I know that many of these questions seem rather absurd, especially when they’re looked at in the context of “the here and now.” However, when taking the long-term view, it’s actually very easy to see the world coming to a grinding halt thanks to a significant decline in the availability of oil. The reason being, less oil will have an enormous trickle-down effect.

Just look at the following examples of what could happen due to higher oil prices:

  • Obviously, the price of most forms of energy will go through the roof. The price of all transportation fuels will skyrocket. In order to help combat these increased costs, people will become more urbanized and things like the suburbs will become a thing of the past.
  • High transportation costs will cause a dramatic trickle-down effect on consumer prices as manufacturers have no choice to pass on the costs to their customers. No consumer product will be safe.
  • Any petroleum based product (plastic anyone?) will undergo significant price increases. Do yourself a favor and try and pick out even one item near you that neither contains plastic nor was produced by anything containing plastic.
  • As oil prices increase, there will be greater emphasis placed on bringing alternative fuels to the market. Right now, it appears our main efforts are being focused on ethanol. As farmers focus more of their efforts on producing ethanol producing plants, the price of these plants, as well as the prices of every other fruit/vegetable/dairy/poultry/beef/pork product will climb exponentially higher.

These likely scenarios just scratch the surface, and don’t even begin to speak to the increased conflict over the world’s remaining oil supplies.

But, so I don’t end this post on such a gloom and doom note, it does appear that there is reason to be thankful for the recent run of gasoline and oil prices, as there now appears to be much more focus on finding cheap, clean and sustainable alternative fuel sources. As these fuels/energies become more mainstream, hopefully they will reduce our demand for oil to the point that we don’t even care how much petroleum is left in the earth.

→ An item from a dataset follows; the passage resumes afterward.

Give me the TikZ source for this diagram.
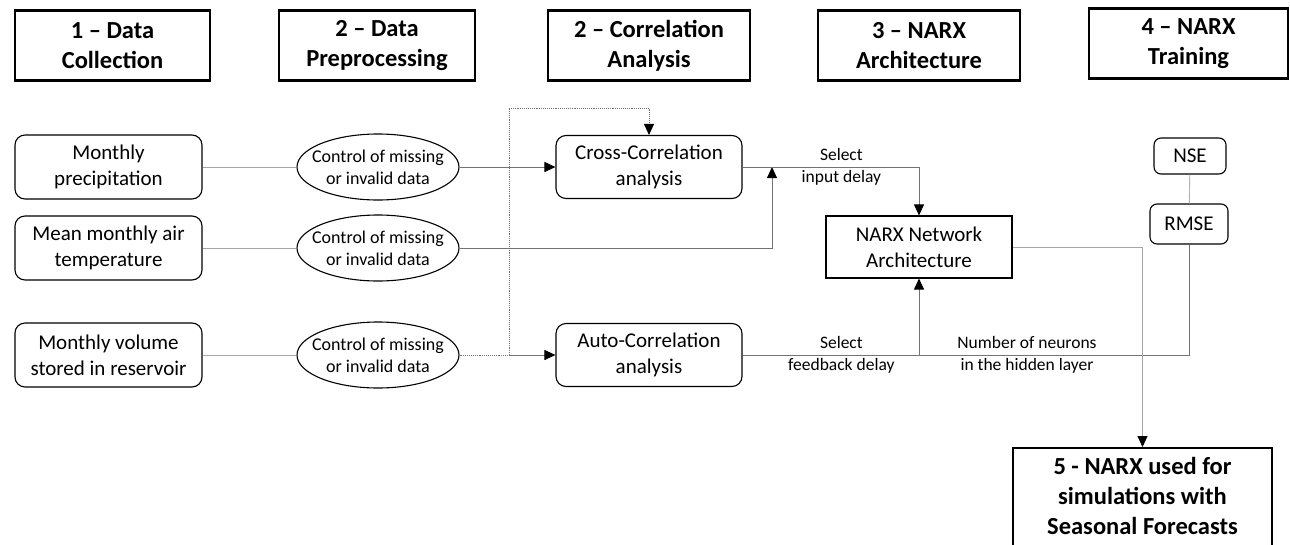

Gas Prices Hit All-Time Record High

Gas prices hit an all-time high of $3.25 today, breaking the previous record of $3.24 set in May of last summer. To help put this in some perspective, exactly one year ago the national average gas price was $2.56. For you non-math people out there, that constitutes a jump of over 25 percent.

In addition to the nation-wide record, every state is now reporting state-wide average gas prices above $3 per gallon. New Jersey has the lowest average price at $3.01 per gallon, while Hawaii has the highest average price at $3.68 per gallon.

Unfortunately, it doesn’t appear as if things are going to get much better any time soon. The price of oil, which is a major factor in how much we pay at the pump, has skyrocketed over the last several months and shows no signs of stopping any time soon. In fact, Goldman Sachs is now warning of $200 oil.

Additionally, we’re right around the time of year where refineries will switch over to “summer blend” gasoline, which is more expensive than regular gas. Summer blend gasoline (something that has essentially become Federally mandated) contains special (read: more expensive) additives that help reduce emissions and decrease smog.

Unfortunately, as I’ve said on several occasions, this couldn’t be coming at a worse time for most Americans. The housing market, which is the single greatest source of wealth for Americans, is in the midst of a prolonged down cycle, which isn’t likely to end until next year at the earliest. Consumer confidence is plunging, the dollar is tanking, jobs are becoming less abundant, food is becoming more expensive… I think you get the point.

As long as the current economic trends continue – which is very likely considering most signs are pointing to things getting much worse – gasoline prices above $3 a gallon are really going to hurt American consumers. If gas hits $4 this summer, look out below!

Hopefully higher gas prices will encourage us to do a better job conserving fuel and force us to navigate towards more environmentally friendly vehicles and energy sources. While these may be the only bright spots in paying more money for gasoline, in the end today’s pain may be worth it if it truly is the catalyst that helps us get our act together.